On the Outside Looking In

Perhaps a chameleon, perhaps a fraud, either way, I’m on the outside looking in.  The way I felt when my mother slammed the back door tightly shut and told me to stay out.  There was a definitive inside and a definitive outside in my childhood, the back door being the line of demarcation between the two realities.  Outside was all knowing, a sense of self and a sense of place. Empty and alone, and yet somehow free and hopeful, a playground of the creative spirit in me. Free from the tyranny of life in an alcoholic household.  Inside was not any of those things. Inside was fearful and stifling.  There was a small place in that mad house that I claimed as mine, my dominion, my kingdom.  It was a corner of the big, green kitchen in that dark house, Kim’s corner.  There was a children’s roll top desk, modeled after the adult version, and certainly too grown up looking to be a child’s play toy.  But play toy it was, for Kim’s corner was a respite in the midst of the storm, a place of creative imagination that would take me far away from my existence.  That’s why I say chameleon perhaps, or fraud, for I am a wannabe artist, locked out of the studio.

Wannabe writer, wannabe anything, something.  Jack-of-all-trades, master of nothing.  I fit the bill of tortured artist.  I possess the obligatory mental and emotional baggage necessary for good art. I’m not good at finance and business, but I have good ideas, good photographs, good stories, and good functional pots thrown on the potter’s wheel.  I read all the magazines, Provincetown Arts, Ceramics Monthly, and Outdoor Photographer.  I have spent countless hours pouring over books in the library, learning my craft(s). I have submitted short stories to literary reviews.  I’ve had shows with my photography, and studied Food Styling for print ad and commercial photography at New York University.  I’ve designed and produced handmade art cards, having studied at Parsons School of Design in Manhattan. My photography company was called KLG Photo Designs. My distinct culinary ability led to a fairly successful catering business in Boca Raton. I’ve taken ceramic arts workshops at art schools such as the John C. Campbell Folk Art School in the mountains of North Carolina.  I’ve been commissioned by the owner of a Ceramics Studio in Naples to produce teapots with lids for her to give as Holiday gifts.  I’ve made my own Japanese inspired paintbrushes from bamboo and feathers and been asked to display them in a gallery and sell them on the gallery website.  The name of my pottery “studio” is KG Pottery.  I’m almost completely self-taught.

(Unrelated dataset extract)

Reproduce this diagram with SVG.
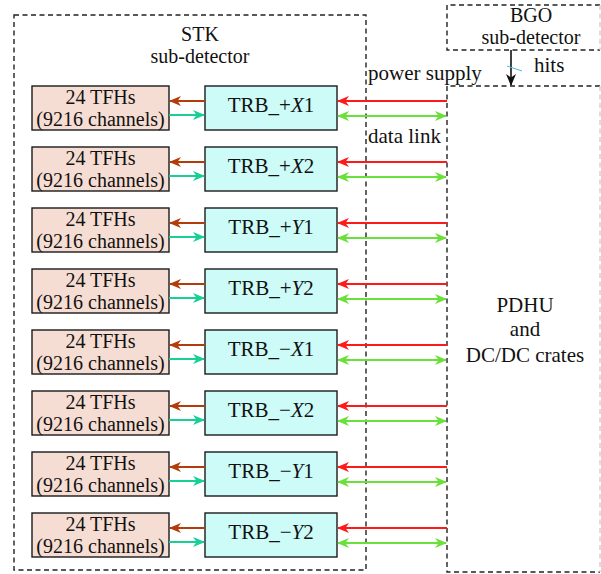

An obsessive compulsive personality is of great benefit for someone like myself who dives into various projects or interests like a dog with a bone, like a shark to the scent of blood, like white on rice.  Recently I have become aware of the Enneagram, which describes the nine basic personality types and involves the strategy we use to avoid pain and have our needs met. I submitted to the testing and my personality, “the Individualist”, exemplifies the following: “Compulsion to be extraordinary, special, unique; sensitive to art and beauty; paradoxically feels both shameful/fatally flawed, and unique/elite”.  Well that explains it! That’s me. And yet I feel like the great pretender, a wannabe who isn’t.  Like little Oliver in the Dickens story, holding his bowl and looking longingly into his keepers eyes with the words, “please sir, I want some more”.  I want some of the artist’s life.  I want to toil endlessly for meager wages.  I want to be at the mercy of the buying public who doesn’t a good pot if it fell into their lap.  I want to face repeated rejection and rebuke for my writing. Just kidding, I don’t have a thick skin.  Unfortunately, I guess deep inside I long for approval.  It’s a constant balancing act, my psyche’.  Only in my writing can I cry out, “here I am, I count, I am worthy”. Only in my art can I say that which I don’t have the courage to believe.  Potential, untapped.  Dying to come out.  I’m unafraid in my writing, and my art.  It’s here that I can say things.  It’s here, on the page, that I dare to dream.  It’s here on the page and in my art that I am full of unrealized greatness.  Or maybe I’m just a pretender, on the outside, looking in.

 

Comments

  • You are no pretender, no chameleon, no fraud, dear Kim. You are uniquely gifted, and God has not seemed to have wasted a single experience of your life to add wisdom and beauty to our world.

  • Kim – I think you are incredible. I love the way you write. It is your voice. I can hear you speak as I read your words. That is a gift few writers have. I look forward to painting with you. We will make this happen.